After the migration, there will be two landing pages:
docs.ansible.com
on Read The Docs and sourced from the ansible/docsite
repository
legacy-controller-docs.ansible.com
on the web server and sourced from the ansible/archive-docsite
repository
Updating the archive landing page
We should complete the following steps to modify the landing page for legacy-controller-docs.ansible.com
:
- Temporarily disable the Jenkins job to build the docsite.
- Fork the
ansible/docsite
repository to ansible/archive-docsite
.
- Rename
archive-index.html
to index.html
.
- Create a new standalone 404 page with the cowsay image.
- Remove the following files and folders:
├── ansible/
├── data/
├── requirements/
├── sass/
├── static/css/
├── static/images/community_logo.svg
├── static/js/
├── templates/
├── .pip-tools.toml
├── .readthedocs.yaml
├── ansible-sitemap.xml
├── build.py
└── noxfile.py
After removing the preceding files and folders, continue with these steps:
- Update
.htaccess
to use the standalone 404 page.
- Update
.htaccess
to remove redirects that applied to the docs.ansible.com
subdomain.
- Update the catch all redirect in
.htaccess
at https://github.com/ansible/docsite/blob/c02fae53bbfae3b296f38b1b04b7639d3431b98a/.htaccess#L11
- Update robots.txt to disallow the
/ansible
and /ansible-core
directories. Consider disallowing all content to avoid competing with redhat.com for Automation controller content.
- Update
robots.txt
to modify the sitemaps. Remove ansible-sitemap
and update the subdomain for automation-controller-sitemap
.
- Update
automation-controller-sitemap.xml
to reflect the change of the subdomain.
- Update the Jenkins job to prune deleted files and folders from the rsync step.
- Update the Jenkins job to clone the
ansible/archive-docsite
repository instead of ansible/docsite
.
- Enable the Jenkins job to build the docsite and run it.
- Modify the web server configuration to serve content for
legacy-controller-docs.ansible.com
only and to use the index.html
file.
Updating the landing page on Read The Docs
We should update the docs.ansible.com landing pages to put the focus on the content journeys, which essentially means removing the following files and folders:
├── ansible/
├── templates/ansible_community.html
├── templates/automation-tower-*.html
├── templates/core-translated-ja.html
├── templates/core.html
├── templates/platform.html
├── .htaccess
├── ansible-sitemap.xml
├── automation-controller-sitemap.xml
└── robots.txt
- Remove the preceding files and folders.

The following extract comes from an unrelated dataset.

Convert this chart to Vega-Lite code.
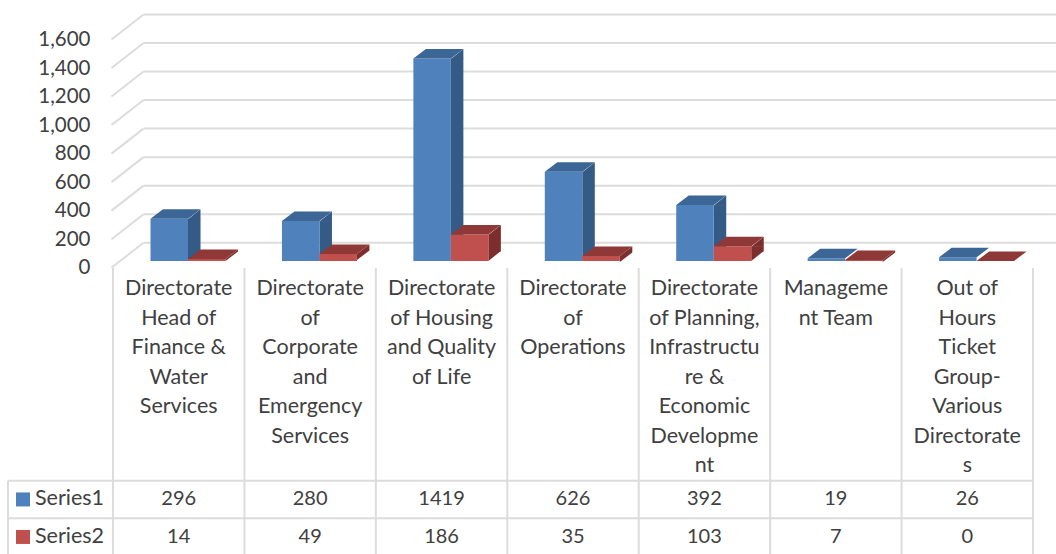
{
"$schema":"https://vega.github.io/schema/vega-lite/v6.json",
"width":1056,"height":554,"padding":0,
"autosize":{"type":"fit","contains":"padding"},
"background":"white",
"config":{"view":{"stroke":null},"font":"Lato","axisY":{"grid":false,"domain":false,"ticks":false,"offset":-90,"labelPadding":0,"labelFontSize":20.5,"labelColor":"#404040","labelFont":"Lato","labelOverlap":false,"tickCount":9}},
"data":{"values":[
{"cat":"Directorate Head of Finance & Water Services","label":"Directorate\nHead of\nFinance &\nWater\nServices","series":"Series1","value":296},
{"cat":"Directorate of Corporate and Emergency Services","label":"Directorate\nof\nCorporate\nand\nEmergency\nServices","series":"Series1","value":280},
{"cat":"Directorate of Housing and Quality of Life","label":"Directorate\nof Housing\nand Quality\nof Life","series":"Series1","value":1419},
{"cat":"Directorate of Operations","label":"Directorate\nof\nOperations","series":"Series1","value":626},
{"cat":"Directorate of Planning, Infrastructure & Economic Development","label":"Directorate\nof Planning,\nInfrastructu\nre &\nEconomic\nDevelopme\nnt","series":"Series1","value":392},
{"cat":"Management Team","label":"Manageme\nnt Team","series":"Series1","value":19},
{"cat":"Out of Hours Ticket Group-Various Directorates","label":"Out of\nHours\nTicket\nGroup-\nVarious\nDirectorate\ns","series":"Series1","value":26},
{"cat":"Directorate Head of Finance & Water Services","label":"Directorate\nHead of\nFinance &\nWater\nServices","series":"Series2","value":14},
{"cat":"Directorate of Corporate and Emergency Services","label":"Directorate\nof\nCorporate\nand\nEmergency\nServices","series":"Series2","value":49},
{"cat":"Directorate of Housing and Quality of Life","label":"Directorate\nof Housing\nand Quality\nof Life","series":"Series2","value":186},
{"cat":"Directorate of Operations","label":"Directorate\nof\nOperations","series":"Series2","value":35},
{"cat":"Directorate of Planning, Infrastructure & Economic Development","label":"Directorate\nof Planning,\nInfrastructu\nre &\nEconomic\nDevelopme\nnt","series":"Series2","value":103},
{"cat":"Management Team","label":"Manageme\nnt Team","series":"Series2","value":7},
{"cat":"Out of Hours Ticket Group-Various Directorates","label":"Out of\nHours\nTicket\nGroup-\nVarious\nDirectorate\ns","series":"Series2","value":0}
]},
"resolve":{"scale":{"y":"independent"},"axis":{"y":"independent"}},
"layer":[
{"layer":[
 {"data":{"values":[{"tick":0},{"tick":200},{"tick":400},{"tick":600},{"tick":800},{"tick":1000},{"tick":1200},{"tick":1400},{"tick":1600}]},
  "mark":{"type":"rule","stroke":"#DCDCDC","strokeWidth":2,"xOffset":-35.2,"yOffset":-25,"x2Offset":88.7,"y2Offset":-25},
  "encoding":{
   "x":{"datum":"Directorate Head of Finance & Water Services","type":"nominal","axis":null,"scale":{"type":"band","domain":["Directorate Head of Finance & Water Services","Directorate of Corporate and Emergency Services","Directorate of Housing and Quality of Life","Directorate of Operations","Directorate of Planning, Infrastructure & Economic Development","Management Team","Out of Hours Ticket Group-Various Directorates"],"range":[113,1033],"paddingInner":0,"paddingOuter":0}},
   "x2":{"datum":"Out of Hours Ticket Group-Various Directorates"},
   "y":{"field":"tick","type":"quantitative","title":null,"scale":{"domain":[0,1600],"range":[267.7,39.5],"nice":false,"zero":false}}}},
 {"data":{"values":[{"tick":0},{"tick":200},{"tick":400},{"tick":600},{"tick":800},{"tick":1000},{"tick":1200},{"tick":1400},{"tick":1600}]},
  "mark":{"type":"point","shape":"M0 0L32 -25","filled":false,"size":4,"stroke":"#DCDCDC","strokeWidth":2,"opacity":1,"xOffset":-67.2},
  "encoding":{"x":{"datum":"Directorate Head of Finance & Water Services","type":"nominal","axis":null},
   "y":{"field":"tick","type":"quantitative","title":null}}},
 {"transform":[{"filter":"datum.series==='Series1'"}],
  "layer":[
   {"transform":[{"filter":"datum.value>=66"}],"mark":{"type":"bar","width":12.5,"color":"#345A86","xOffset":15.55,"yOffset":-6.7,"y2Offset":-16.2},
    "encoding":{"x":{"field":"cat","type":"nominal","axis":null},"y":{"field":"value","type":"quantitative","title":null},"y2":{"datum":0}}},
   {"transform":[{"filter":"datum.value>=66"}],"mark":{"type":"point","shape":"M0 0.5L12.5 -9.5L12.5 0.5Z","filled":true,"size":4,"color":"#345A86","opacity":1,"xOffset":9.3,"yOffset":-6.7},
    "encoding":{"x":{"field":"cat","type":"nominal","axis":null},"y":{"field":"value","type":"quantitative","title":null}}},
   {"transform":[{"filter":"datum.value>=66"}],"mark":{"type":"point","shape":"M0 0L12.5 -10L0 -10Z","filled":true,"size":4,"color":"#345A86","opacity":1,"xOffset":9.3,"yOffset":-6.7},
    "encoding":{"x":{"field":"cat","type":"nominal","axis":null},"y":{"datum":0,"type":"quantitative","title":null}}},
   {"mark":{"type":"bar","width":37.5,"color":"#4F81BD","xOffset":-9.45,"yOffset":-6.7,"y2Offset":-6.7},
    "encoding":{"x":{"field":"cat","type":"nominal","axis":null},"y":{"field":"value","type":"quantitative","title":null},"y2":{"datum":0}}},
   {"mark":{"type":"point","shape":"M0 0L12.5 -9.5L50 -9.5L37.5 0Z","filled":true,"size":4,"color":"#3C6696","opacity":1,"xOffset":-28.2,"yOffset":-6.7},
    "encoding":{"x":{"field":"cat","type":"nominal","axis":null},"y":{"field":"value","type":"quantitative","title":null}}}
  ]},
 {"transform":[{"filter":"datum.series==='Series2'"}],
  "layer":[
   {"transform":[{"filter":"datum.value>=66"}],"mark":{"type":"bar","width":12.5,"color":"#7B2E2C","xOffset":53.05,"yOffset":-6.7,"y2Offset":-16.2},
    "encoding":{"x":{"field":"cat","type":"nominal","axis":null},"y":{"field":"value","type":"quantitative","title":null},"y2":{"datum":0}}},
   {"transform":[{"filter":"datum.value>=66"}],"mark":{"type":"point","shape":"M0 0.5L12.5 -9.5L12.5 0.5Z","filled":true,"size":4,"color":"#7B2E2C","opacity":1,"xOffset":46.8,"yOffset":-6.7},
    "encoding":{"x":{"field":"cat","type":"nominal","axis":null},"y":{"field":"value","type":"quantitative","title":null}}},
   {"transform":[{"filter":"datum.value>=66"}],"mark":{"type":"point","shape":"M0 0L12.5 -10L0 -10Z","filled":true,"size":4,"color":"#7B2E2C","opacity":1,"xOffset":46.8,"yOffset":-6.7},
    "encoding":{"x":{"field":"cat","type":"nominal","axis":null},"y":{"datum":0,"type":"quantitative","title":null}}},
   {"transform":[{"filter":"datum.value>=30 && datum.value<66"}],"mark":{"type":"point","shape":"M0 0L12.5 -9.5L12.5 -3.5L0 6Z","filled":true,"size":4,"color":"#7B2E2C","opacity":1,"xOffset":46.8,"yOffset":-6.7},
    "encoding":{"x":{"field":"cat","type":"nominal","axis":null},"y":{"field":"value","type":"quantitative","title":null}}},
   {"transform":[{"filter":"datum.value>0 && datum.value<30"}],"mark":{"type":"point","shape":"M0 0L12.5 -9.5L12.5 -7.5L0 2Z","filled":true,"size":4,"color":"#7B2E2C","opacity":1,"xOffset":46.8,"yOffset":-6.7},
    "encoding":{"x":{"field":"cat","type":"nominal","axis":null},"y":{"field":"value","type":"quantitative","title":null}}},
   {"mark":{"type":"bar","width":37.5,"color":"#C0504D","xOffset":28.05,"yOffset":-6.7,"y2Offset":-6.7},
    "encoding":{"x":{"field":"cat","type":"nominal","axis":null},"y":{"field":"value","type":"quantitative","title":null},"y2":{"datum":0}}},
   {"mark":{"type":"point","shape":"M0 0L12.5 -9.5L50 -9.5L37.5 0Z","filled":true,"size":4,"color":"#8E3937","opacity":1,"xOffset":9.3,"yOffset":-6.7},
    "encoding":{"x":{"field":"cat","type":"nominal","axis":null},"y":{"field":"value","type":"quantitative","title":null}}}
  ]}
]},
{"layer":[
 {"data":{"values":[{"row":"Series1"},{"row":"Series2"}]},
  "mark":{"type":"rule","stroke":"#DCDCDC","strokeWidth":2,"xOffset":-170.7,"x2Offset":65.7},
  "encoding":{"x":{"datum":"Directorate Head of Finance & Water Services","type":"nominal","axis":null},
   "x2":{"datum":"Out of Hours Ticket Group-Various Directorates"},
   "y":{"field":"row","type":"nominal","bandPosition":0,"title":null,"axis":null,"scale":{"type":"band","domain":["Category","Series1","Series2"],"range":[443.2,555.7],"paddingInner":0,"paddingOuter":0}}}},
 {"transform":[{"filter":"datum.series==='Series1'"}],
  "mark":{"type":"rule","stroke":"#DCDCDC","strokeWidth":2,"yOffset":-175.2,"y2Offset":20},
  "encoding":{"x":{"field":"cat","type":"nominal","bandPosition":0,"axis":null},
   "y":{"datum":"Category","type":"nominal","bandPosition":0,"axis":null},"y2":{"datum":"Series2"}}},
 {"transform":[{"filter":"datum.series==='Series1' && datum.value===26"}],
  "mark":{"type":"rule","stroke":"#DCDCDC","strokeWidth":2,"yOffset":-175.2,"y2Offset":20},
  "encoding":{"x":{"field":"cat","type":"nominal","bandPosition":1,"axis":null},
   "y":{"datum":"Category","type":"nominal","bandPosition":0,"axis":null},"y2":{"datum":"Series2"}}},
 {"transform":[{"filter":"datum.series==='Series1' && datum.value===296"}],
  "mark":{"type":"rule","stroke":"#DCDCDC","strokeWidth":2,"xOffset":-170.7,"y2Offset":20},
  "encoding":{"x":{"field":"cat","type":"nominal","axis":null},
   "y":{"datum":"Series1","type":"nominal","bandPosition":0,"axis":null},"y2":{"datum":"Series2"}}},
 {"transform":[{"filter":"datum.series==='Series1'"}],
  "mark":{"type":"text","fontSize":21.5,"color":"#404040","baseline":"top","align":"center","lineBreak":"\n","lineHeight":29.5,"yOffset":-165},
  "encoding":{"x":{"field":"cat","type":"nominal","axis":null},"y":{"datum":"Category","type":"nominal","bandPosition":0,"axis":null},"text":{"field":"label"}}},
 {"mark":{"type":"text","fontSize":20,"color":"#404040","baseline":"middle","align":"center"},
  "encoding":{"x":{"field":"cat","type":"nominal","axis":null},"y":{"field":"series","type":"nominal","axis":null},"text":{"field":"value","type":"quantitative"}}},
 {"transform":[{"filter":"datum.cat==='Directorate Head of Finance & Water Services'"}],
  "mark":{"type":"text","fontSize":21.5,"color":"#404040","baseline":"middle","align":"left","xOffset":-143.7},
  "encoding":{"x":{"field":"cat","type":"nominal","axis":null},"y":{"field":"series","type":"nominal","axis":null},"text":{"field":"series"}}},
 {"transform":[{"filter":"datum.cat==='Directorate Head of Finance & Water Services'"}],
  "mark":{"type":"point","shape":"square","filled":true,"size":196,"opacity":1,"xOffset":-155.7},
  "encoding":{"x":{"field":"cat","type":"nominal","axis":null},"y":{"field":"series","type":"nominal","axis":null},
   "color":{"field":"series","type":"nominal","legend":null,"scale":{"domain":["Series1","Series2"],"range":["#4F81BD","#C0504D"]}}}}
]}
]
}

- Update templates as appropriate to reflect the changes.
- Update the
ecosystem.html
page to ensure links to Read The Docs projects are correct.
- Ensure there is a link to the ecosystem page on the index.
- Add redirects to the top-level Read The Docs project for the deleted
templates/*
pages.
As a future enhancement, we should consider building the docs.ansible.com landing pages with Sphinx. This would allow us to make better use of the Read The Docs widget that provides cross-project search.
Updating the prior versions page
We should ensure that the templates/ansible-prior-versions.html
page has the correct urls for older versions of the Ansible community docs.
For instance, https://docs.ansible.com/archive/ansible/2.7/
changes to https://ansible.readthedocs.io/projects/ansible/2.7-archive/
Test plan for phase three clean up work
After the docs.ansible.com
subdomain is transferred to Read The Docs hosting, additional testing is needed to ensure that pages are served correctly, redirects are working as expected, and that everything is in place.
- Use curl to check and validate sitemaps.
- Use the url checker to validate pages available from
docs.ansible.com/ansible
and docs.ansible.com/ansible-core
are in place and still return HTTP 200 status.
- Ensure that the landing pages for
docs.ansible.com
and legacy-controller-docs.ansible.com
have the correct entry points and are clearly separated.
Ensure that any pages in the ansible/*
and ansible-core/*
directories on the web server redirect to Read The Docs.